In an article published in Frontiers in Human Neuroscience, researchers, led by Robert Hampson, a neuroscientist at the Wake Forest School of Medicine in North Carolina, and Dong Song, a biomedical engineer at the University of Southern California, Los Angeles, reported results of experiments with the device in 24 people receiving brain monitoring for epilepsy, including some who also had brain injuries.
Testing Two Models of Brain Stimulation
The researchers recorded the electrical activity that occurs in the brain when memories are formed and then compared two models that replicated the activity during a memory challenge test. One type, called the memory decoding (MD) model, recorded and copied patterns that reflected an average of the electrical activity that occurred in each participant. The second type, called the multi-input, multi-output (MIMO) model, represents a closer approximation to the specific patterns of electrical inputs and outputs that occurred in an individual’s hippocampus when memories were formed.
To evaluate the two models, the participants completed a series of memory tasks. Each person was shown an image on a computer screen, and after a delay, viewed the same image again, along with a variety of other images. The participant was asked to identify the image they had previously viewed. Each person completed 100 to 150 of these tasks, designed to test short-term memory. After a period ranging from 15 to 90 minutes, the study participants completed a second round of similar tests, designed to evaluate long-term memory.

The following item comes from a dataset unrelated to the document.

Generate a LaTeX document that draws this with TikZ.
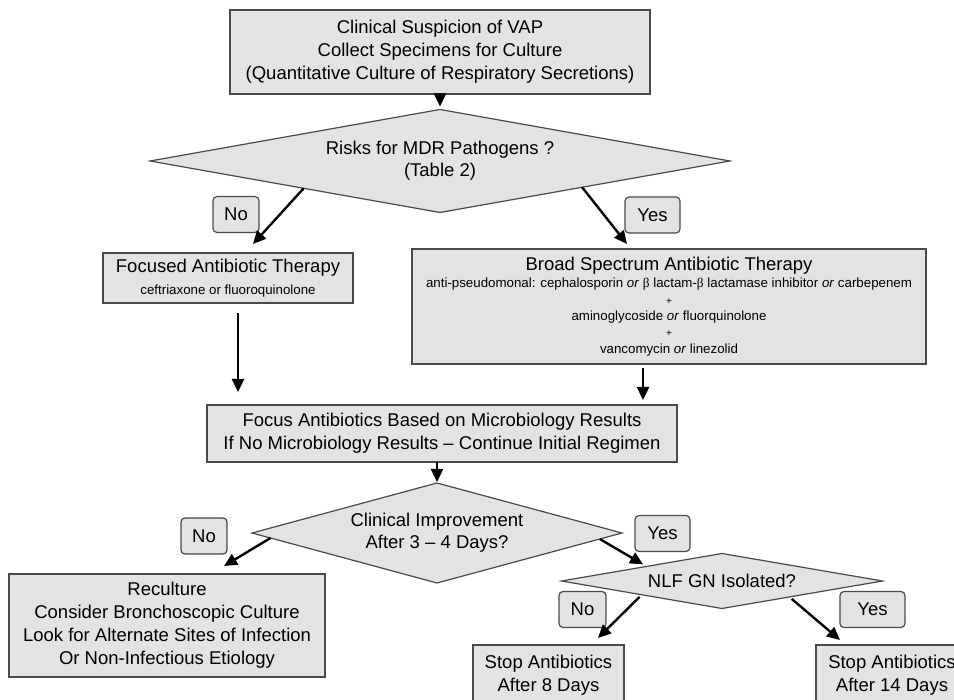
\documentclass[tikz,border=0pt]{standalone}
\usepackage{fontspec}
\setmainfont{Liberation Sans}
\newfontfamily\greekf{Liberation Serif}
\usetikzlibrary{shapes.geometric,arrows.meta,calc}
\definecolor{boxgray}{HTML}{E3E3E3}
\definecolor{bordergray}{HTML}{4A4A4A}
\begin{document}
\begin{tikzpicture}[x=1pt,y=1pt,
  box/.style={draw=bordergray, line width=1.3pt, fill=boxgray, inner sep=0pt, outer sep=0pt, align=center, font=\fontsize{18.5}{23}\selectfont},
  dia/.style={diamond, draw=bordergray, line width=1.2pt, fill=boxgray, inner sep=0pt, outer sep=0pt, aspect=4, align=center, font=\fontsize{18.5}{22}\selectfont},
  lbl/.style={draw=bordergray, line width=1.2pt, fill=boxgray, rounded corners=4pt, inner sep=0pt, outer sep=0pt, minimum height=36pt, font=\fontsize{18.5}{22}\selectfont},
  arr/.style={line width=2.4pt, -{Triangle[length=13pt,width=12pt]}},
]
\useasboundingbox (0,0) rectangle (954,-700);
\clip (0,0) rectangle (954,-700);

\node[box, minimum width=420pt, minimum height=84pt] (top) at (440,-52)
  {Clinical Suspicion of VAP\\Collect Specimens for Culture\\(Quantitative Culture of Respiratory Secretions)};
\node[dia, minimum width=580pt, minimum height=103pt] (d1) at (440,-161)
  {Risks for MDR Pathogens ?\\(Table 2)};
\node[box, minimum width=250pt, minimum height=50pt] (focused) at (228,-278)
  {Focused Antibiotic Therapy\\[-1pt]{\fontsize{13.3}{16}\selectfont ceftriaxone or fluoroquinolone}};
\node[box, minimum width=514pt, minimum height=115pt, font=\fontsize{13.3}{16.3}\selectfont] (broad) at (669,-306.5)
  {{\fontsize{18.5}{23}\selectfont Broad Spectrum Antibiotic Therapy}\\[1pt]
   anti-pseudomonal: cephalosporin \textit{or} {\greekf β} lactam-{\greekf β} lactamase inhibitor \textit{or} carbepenem\\
   {\fontsize{10}{16.3}\selectfont +}\\
   aminoglycoside \textit{or} fluorquinolone\\
   {\fontsize{10}{16.3}\selectfont +}\\
   vancomycin \textit{or} linezolid};
\node[box, minimum width=470pt, minimum height=57pt] (focus) at (442,-433.5)
  {Focus Antibiotics Based on Microbiology Results\\If No Microbiology Results – Continue Initial Regimen};
\node[dia, minimum width=370pt, minimum height=100pt] (d2) at (437,-533)
  {Clinical Improvement\\After 3 – 4 Days?};
\node[dia, minimum width=321pt, minimum height=55pt] (nlf) at (722,-581)
  {NLF GN Isolated?};
\node[box, minimum width=316pt, minimum height=103pt] (recul) at (167,-625.5)
  {Reculture\\Consider Bronchoscopic Culture\\Look for Alternate Sites of Infection\\Or Non-Infectious Etiology};
\node[box, minimum width=151pt, minimum height=61pt] (stop8) at (548.5,-675.5)
  {Stop Antibiotics\\After 8 Days};
\node[box, minimum width=152pt, minimum height=61pt] (stop14) at (892,-675.5)
  {Stop Antibiotics\\After 14 Days};

\node[lbl, minimum width=46pt] (n1) at (236,-214.5) {No};
\node[lbl, minimum width=55pt] (y1) at (652.5,-215) {Yes};
\node[lbl, minimum width=46pt] (n2) at (204,-536) {No};
\node[lbl, minimum width=55pt] (y2) at (662.5,-533.5) {Yes};
\node[lbl, minimum width=47pt] (n3) at (582.5,-609.5) {No};
\node[lbl, minimum width=65pt] (y3) at (872.5,-609.5) {Yes};

\draw[arr, shorten >=3pt] (top.south) -- (d1.north);
\draw[arr] ($(d1.west)!0.53!(d1.south)$) -- ([xshift=25pt,yshift=9pt]focused.north);
\draw[arr] ($(d1.south)!0.49!(d1.east)$) -- ([xshift=-42pt,yshift=5pt]broad.north);
\draw[arr, shorten <=10pt, shorten >=13pt] ([xshift=10pt]focused.south) -- ([xshift=10pt]focused.south |- focus.north);
\draw[arr, shorten <=4pt, shorten >=5pt] ([xshift=-26pt]broad.south) -- ([xshift=-26pt]broad.south |- focus.north);
\draw[arr, shorten >=1pt] (focus.south -| d2.north) -- (d2.north);
\draw[arr] ($(d2.west)!0.1!(d2.south)$) -- ([xshift=57pt,yshift=8pt]recul.north);
\draw[arr, shorten >=4pt] ($(d2.east)!0.12!(d2.south)$) -- ($(nlf.west)!0.53!(nlf.north)$);
\draw[arr, shorten <=3pt] ($(nlf.west)!0.5!(nlf.south)$) -- ([xshift=49.5pt,yshift=7pt]stop8.north);
\draw[arr, shorten <=3pt] ($(nlf.south)!0.42!(nlf.east)$) -- ([xshift=-52pt,yshift=5pt]stop14.north);
\end{tikzpicture}
\end{document}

The researchers reported that the recorded activity was different for each person, reflecting their unique hippocampal activity. Personalizing brain stimulation is “a really important thing to be doing,” said Josh Jacobs at Columbia University, who also studies brain recordings from people with epilepsy but was not involved in the research. The customized approach likely improves the impact of the device.
The results showed that the technology significantly improved the participants’ scores on the memory tests, with improvements ranging from 11 percent to 54 percent, Hampson reported. The MIMO model, which more closely reflects hippocampal activity, had better results, on average, than the MD model. People who had the poorest baseline memory performance had the biggest improvements. The researchers suggest this could be because there’s “more room for improvement.”
The participants had the electrodes removed after a few weeks, after investigations into their epilepsy were complete. The researchers hope that the memory improvements could persist. It is possible that the stimulation may have reinforced memory-supporting activity in the hippocampus.
Among people with memory impairments, brain injury patients would be the best fit for this technology, and likely the first to receive it. This is because the device could target the specific area of injury. Diseases like Alzheimer’s disease, on the other hand, result in widespread damage across many regions of the brain. This would make it more difficult to target the intervention.
According to Kim Shapiro, a neuroscientist at the University of Birmingham in the UK, who was not involved in the research, the device could work, in principle. “It’s a glimpse into the future of what we might be able to do to restore memory,” he concluded.